Quote each record exactly, please, leaving none out.

— START OF Records supplied —

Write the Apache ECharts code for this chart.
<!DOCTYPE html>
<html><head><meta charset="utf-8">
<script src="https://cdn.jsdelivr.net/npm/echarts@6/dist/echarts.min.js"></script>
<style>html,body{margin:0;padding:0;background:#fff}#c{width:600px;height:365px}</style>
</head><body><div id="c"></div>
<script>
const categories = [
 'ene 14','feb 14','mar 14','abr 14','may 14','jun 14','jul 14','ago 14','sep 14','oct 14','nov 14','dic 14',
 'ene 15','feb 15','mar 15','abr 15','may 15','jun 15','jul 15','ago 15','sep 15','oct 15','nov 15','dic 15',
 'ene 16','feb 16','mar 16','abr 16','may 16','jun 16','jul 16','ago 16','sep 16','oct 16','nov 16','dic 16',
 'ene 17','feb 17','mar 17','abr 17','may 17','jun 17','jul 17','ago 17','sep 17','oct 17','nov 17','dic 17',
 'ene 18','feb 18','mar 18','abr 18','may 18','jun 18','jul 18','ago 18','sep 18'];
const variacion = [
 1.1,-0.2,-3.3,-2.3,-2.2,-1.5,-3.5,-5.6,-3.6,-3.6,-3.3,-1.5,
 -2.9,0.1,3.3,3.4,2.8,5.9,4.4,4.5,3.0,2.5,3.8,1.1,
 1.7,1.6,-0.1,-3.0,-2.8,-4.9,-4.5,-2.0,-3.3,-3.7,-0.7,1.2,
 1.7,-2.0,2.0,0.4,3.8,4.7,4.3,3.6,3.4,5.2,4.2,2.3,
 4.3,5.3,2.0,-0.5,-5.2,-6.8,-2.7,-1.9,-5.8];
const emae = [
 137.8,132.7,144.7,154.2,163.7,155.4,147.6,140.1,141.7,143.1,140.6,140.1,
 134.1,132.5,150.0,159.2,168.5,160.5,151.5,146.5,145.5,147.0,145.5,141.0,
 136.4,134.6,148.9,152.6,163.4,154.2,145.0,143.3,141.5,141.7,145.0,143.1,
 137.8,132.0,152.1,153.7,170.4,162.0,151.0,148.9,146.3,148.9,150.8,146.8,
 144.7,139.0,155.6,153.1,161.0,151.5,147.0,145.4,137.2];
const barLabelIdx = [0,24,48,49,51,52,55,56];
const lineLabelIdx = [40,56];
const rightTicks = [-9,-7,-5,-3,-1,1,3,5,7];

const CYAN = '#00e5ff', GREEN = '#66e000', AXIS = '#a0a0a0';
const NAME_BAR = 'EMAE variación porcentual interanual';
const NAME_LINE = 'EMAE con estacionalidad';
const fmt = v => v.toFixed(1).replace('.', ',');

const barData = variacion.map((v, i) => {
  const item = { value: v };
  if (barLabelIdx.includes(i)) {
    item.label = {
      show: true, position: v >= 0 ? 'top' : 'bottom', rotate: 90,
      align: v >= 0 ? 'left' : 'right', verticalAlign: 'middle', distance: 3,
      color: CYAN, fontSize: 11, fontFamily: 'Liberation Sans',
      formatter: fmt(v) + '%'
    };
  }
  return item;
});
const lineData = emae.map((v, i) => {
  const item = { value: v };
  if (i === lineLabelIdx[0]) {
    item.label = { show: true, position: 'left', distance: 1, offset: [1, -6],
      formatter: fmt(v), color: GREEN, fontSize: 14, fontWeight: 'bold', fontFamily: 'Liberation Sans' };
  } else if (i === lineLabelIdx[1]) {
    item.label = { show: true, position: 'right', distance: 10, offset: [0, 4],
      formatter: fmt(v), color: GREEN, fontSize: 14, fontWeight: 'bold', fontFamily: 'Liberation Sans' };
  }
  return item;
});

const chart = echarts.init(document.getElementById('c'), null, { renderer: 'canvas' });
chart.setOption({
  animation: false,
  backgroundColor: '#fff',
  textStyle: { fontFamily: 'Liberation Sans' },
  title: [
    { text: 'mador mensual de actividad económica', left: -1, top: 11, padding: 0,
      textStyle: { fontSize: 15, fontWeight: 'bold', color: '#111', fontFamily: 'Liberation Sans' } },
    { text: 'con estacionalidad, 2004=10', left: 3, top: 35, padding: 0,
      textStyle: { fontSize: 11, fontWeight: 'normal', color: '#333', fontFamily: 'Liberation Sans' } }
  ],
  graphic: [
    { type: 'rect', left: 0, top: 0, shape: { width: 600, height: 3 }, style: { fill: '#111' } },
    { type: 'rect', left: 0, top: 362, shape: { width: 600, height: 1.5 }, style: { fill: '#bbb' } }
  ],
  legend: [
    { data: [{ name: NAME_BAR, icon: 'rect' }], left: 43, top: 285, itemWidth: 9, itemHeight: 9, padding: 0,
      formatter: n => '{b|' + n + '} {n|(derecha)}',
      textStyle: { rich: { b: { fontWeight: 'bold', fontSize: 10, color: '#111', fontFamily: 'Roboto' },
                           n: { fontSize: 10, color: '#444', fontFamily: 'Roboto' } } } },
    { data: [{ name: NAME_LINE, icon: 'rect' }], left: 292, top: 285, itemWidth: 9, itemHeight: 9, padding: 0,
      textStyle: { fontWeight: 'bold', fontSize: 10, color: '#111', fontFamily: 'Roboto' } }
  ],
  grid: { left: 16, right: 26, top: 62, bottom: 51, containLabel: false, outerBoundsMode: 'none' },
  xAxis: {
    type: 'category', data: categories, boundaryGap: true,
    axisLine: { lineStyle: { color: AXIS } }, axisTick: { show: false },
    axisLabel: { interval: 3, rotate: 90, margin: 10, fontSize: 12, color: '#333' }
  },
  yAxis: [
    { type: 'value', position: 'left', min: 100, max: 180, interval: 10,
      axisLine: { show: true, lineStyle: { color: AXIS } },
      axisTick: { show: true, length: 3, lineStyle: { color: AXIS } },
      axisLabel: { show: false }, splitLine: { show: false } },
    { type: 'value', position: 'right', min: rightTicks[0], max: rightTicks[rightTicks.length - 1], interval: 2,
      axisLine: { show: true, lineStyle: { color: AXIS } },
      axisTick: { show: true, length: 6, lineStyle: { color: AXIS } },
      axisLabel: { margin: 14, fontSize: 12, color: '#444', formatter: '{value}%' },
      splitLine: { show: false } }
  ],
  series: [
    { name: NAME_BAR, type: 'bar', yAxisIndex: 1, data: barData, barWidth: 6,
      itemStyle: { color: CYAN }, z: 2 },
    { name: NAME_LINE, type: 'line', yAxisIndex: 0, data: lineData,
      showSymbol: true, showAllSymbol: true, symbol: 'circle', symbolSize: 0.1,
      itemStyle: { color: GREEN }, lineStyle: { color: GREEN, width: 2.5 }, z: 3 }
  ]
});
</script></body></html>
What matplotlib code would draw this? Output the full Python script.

— END OF Records supplied —

Solution:
Write the Apache ECharts code for this chart.
<!DOCTYPE html>
<html><head><meta charset="utf-8">
<script src="https://cdn.jsdelivr.net/npm/echarts@6/dist/echarts.min.js"></script>
<style>html,body{margin:0;padding:0;background:#fff}#c{width:600px;height:365px}</style>
</head><body><div id="c"></div>
<script>
const categories = [
 'ene 14','feb 14','mar 14','abr 14','may 14','jun 14','jul 14','ago 14','sep 14','oct 14','nov 14','dic 14',
 'ene 15','feb 15','mar 15','abr 15','may 15','jun 15','jul 15','ago 15','sep 15','oct 15','nov 15','dic 15',
 'ene 16','feb 16','mar 16','abr 16','may 16','jun 16','jul 16','ago 16','sep 16','oct 16','nov 16','dic 16',
 'ene 17','feb 17','mar 17','abr 17','may 17','jun 17','jul 17','ago 17','sep 17','oct 17','nov 17','dic 17',
 'ene 18','feb 18','mar 18','abr 18','may 18','jun 18','jul 18','ago 18','sep 18'];
const variacion = [
 1.1,-0.2,-3.3,-2.3,-2.2,-1.5,-3.5,-5.6,-3.6,-3.6,-3.3,-1.5,
 -2.9,0.1,3.3,3.4,2.8,5.9,4.4,4.5,3.0,2.5,3.8,1.1,
 1.7,1.6,-0.1,-3.0,-2.8,-4.9,-4.5,-2.0,-3.3,-3.7,-0.7,1.2,
 1.7,-2.0,2.0,0.4,3.8,4.7,4.3,3.6,3.4,5.2,4.2,2.3,
 4.3,5.3,2.0,-0.5,-5.2,-6.8,-2.7,-1.9,-5.8];
const emae = [
 137.8,132.7,144.7,154.2,163.7,155.4,147.6,140.1,141.7,143.1,140.6,140.1,
 134.1,132.5,150.0,159.2,168.5,160.5,151.5,146.5,145.5,147.0,145.5,141.0,
 136.4,134.6,148.9,152.6,163.4,154.2,145.0,143.3,141.5,141.7,145.0,143.1,
 137.8,132.0,152.1,153.7,170.4,162.0,151.0,148.9,146.3,148.9,150.8,146.8,
 144.7,139.0,155.6,153.1,161.0,151.5,147.0,145.4,137.2];
const barLabelIdx = [0,24,48,49,51,52,55,56];
const lineLabelIdx = [40,56];
const rightTicks = [-9,-7,-5,-3,-1,1,3,5,7];

const CYAN = '#00e5ff', GREEN = '#66e000', AXIS = '#a0a0a0';
const NAME_BAR = 'EMAE variación porcentual interanual';
const NAME_LINE = 'EMAE con estacionalidad';
const fmt = v => v.toFixed(1).replace('.', ',');

const barData = variacion.map((v, i) => {
  const item = { value: v };
  if (barLabelIdx.includes(i)) {
    item.label = {
      show: true, position: v >= 0 ? 'top' : 'bottom', rotate: 90,
      align: v >= 0 ? 'left' : 'right', verticalAlign: 'middle', distance: 3,
      color: CYAN, fontSize: 11, fontFamily: 'Liberation Sans',
      formatter: fmt(v) + '%'
    };
  }
  return item;
});
const lineData = emae.map((v, i) => {
  const item = { value: v };
  if (i === lineLabelIdx[0]) {
    item.label = { show: true, position: 'left', distance: 1, offset: [1, -6],
      formatter: fmt(v), color: GREEN, fontSize: 14, fontWeight: 'bold', fontFamily: 'Liberation Sans' };
  } else if (i === lineLabelIdx[1]) {
    item.label = { show: true, position: 'right', distance: 10, offset: [0, 4],
      formatter: fmt(v), color: GREEN, fontSize: 14, fontWeight: 'bold', fontFamily: 'Liberation Sans' };
  }
  return item;
});

const chart = echarts.init(document.getElementById('c'), null, { renderer: 'canvas' });
chart.setOption({
  animation: false,
  backgroundColor: '#fff',
  textStyle: { fontFamily: 'Liberation Sans' },
  title: [
    { text: 'mador mensual de actividad económica', left: -1, top: 11, padding: 0,
      textStyle: { fontSize: 15, fontWeight: 'bold', color: '#111', fontFamily: 'Liberation Sans' } },
    { text: 'con estacionalidad, 2004=10', left: 3, top: 35, padding: 0,
      textStyle: { fontSize: 11, fontWeight: 'normal', color: '#333', fontFamily: 'Liberation Sans' } }
  ],
  graphic: [
    { type: 'rect', left: 0, top: 0, shape: { width: 600, height: 3 }, style: { fill: '#111' } },
    { type: 'rect', left: 0, top: 362, shape: { width: 600, height: 1.5 }, style: { fill: '#bbb' } }
  ],
  legend: [
    { data: [{ name: NAME_BAR, icon: 'rect' }], left: 43, top: 285, itemWidth: 9, itemHeight: 9, padding: 0,
      formatter: n => '{b|' + n + '} {n|(derecha)}',
      textStyle: { rich: { b: { fontWeight: 'bold', fontSize: 10, color: '#111', fontFamily: 'Roboto' },
                           n: { fontSize: 10, color: '#444', fontFamily: 'Roboto' } } } },
    { data: [{ name: NAME_LINE, icon: 'rect' }], left: 292, top: 285, itemWidth: 9, itemHeight: 9, padding: 0,
      textStyle: { fontWeight: 'bold', fontSize: 10, color: '#111', fontFamily: 'Roboto' } }
  ],
  grid: { left: 16, right: 26, top: 62, bottom: 51, containLabel: false, outerBoundsMode: 'none' },
  xAxis: {
    type: 'category', data: categories, boundaryGap: true,
    axisLine: { lineStyle: { color: AXIS } }, axisTick: { show: false },
    axisLabel: { interval: 3, rotate: 90, margin: 10, fontSize: 12, color: '#333' }
  },
  yAxis: [
    { type: 'value', position: 'left', min: 100, max: 180, interval: 10,
      axisLine: { show: true, lineStyle: { color: AXIS } },
      axisTick: { show: true, length: 3, lineStyle: { color: AXIS } },
      axisLabel: { show: false }, splitLine: { show: false } },
    { type: 'value', position: 'right', min: rightTicks[0], max: rightTicks[rightTicks.length - 1], interval: 2,
      axisLine: { show: true, lineStyle: { color: AXIS } },
      axisTick: { show: true, length: 6, lineStyle: { color: AXIS } },
      axisLabel: { margin: 14, fontSize: 12, color: '#444', formatter: '{value}%' },
      splitLine: { show: false } }
  ],
  series: [
    { name: NAME_BAR, type: 'bar', yAxisIndex: 1, data: barData, barWidth: 6,
      itemStyle: { color: CYAN }, z: 2 },
    { name: NAME_LINE, type: 'line', yAxisIndex: 0, data: lineData,
      showSymbol: true, showAllSymbol: true, symbol: 'circle', symbolSize: 0.1,
      itemStyle: { color: GREEN }, lineStyle: { color: GREEN, width: 2.5 }, z: 3 }
  ]
});
</script></body></html>
What matplotlib code would draw this? Output the full Python script.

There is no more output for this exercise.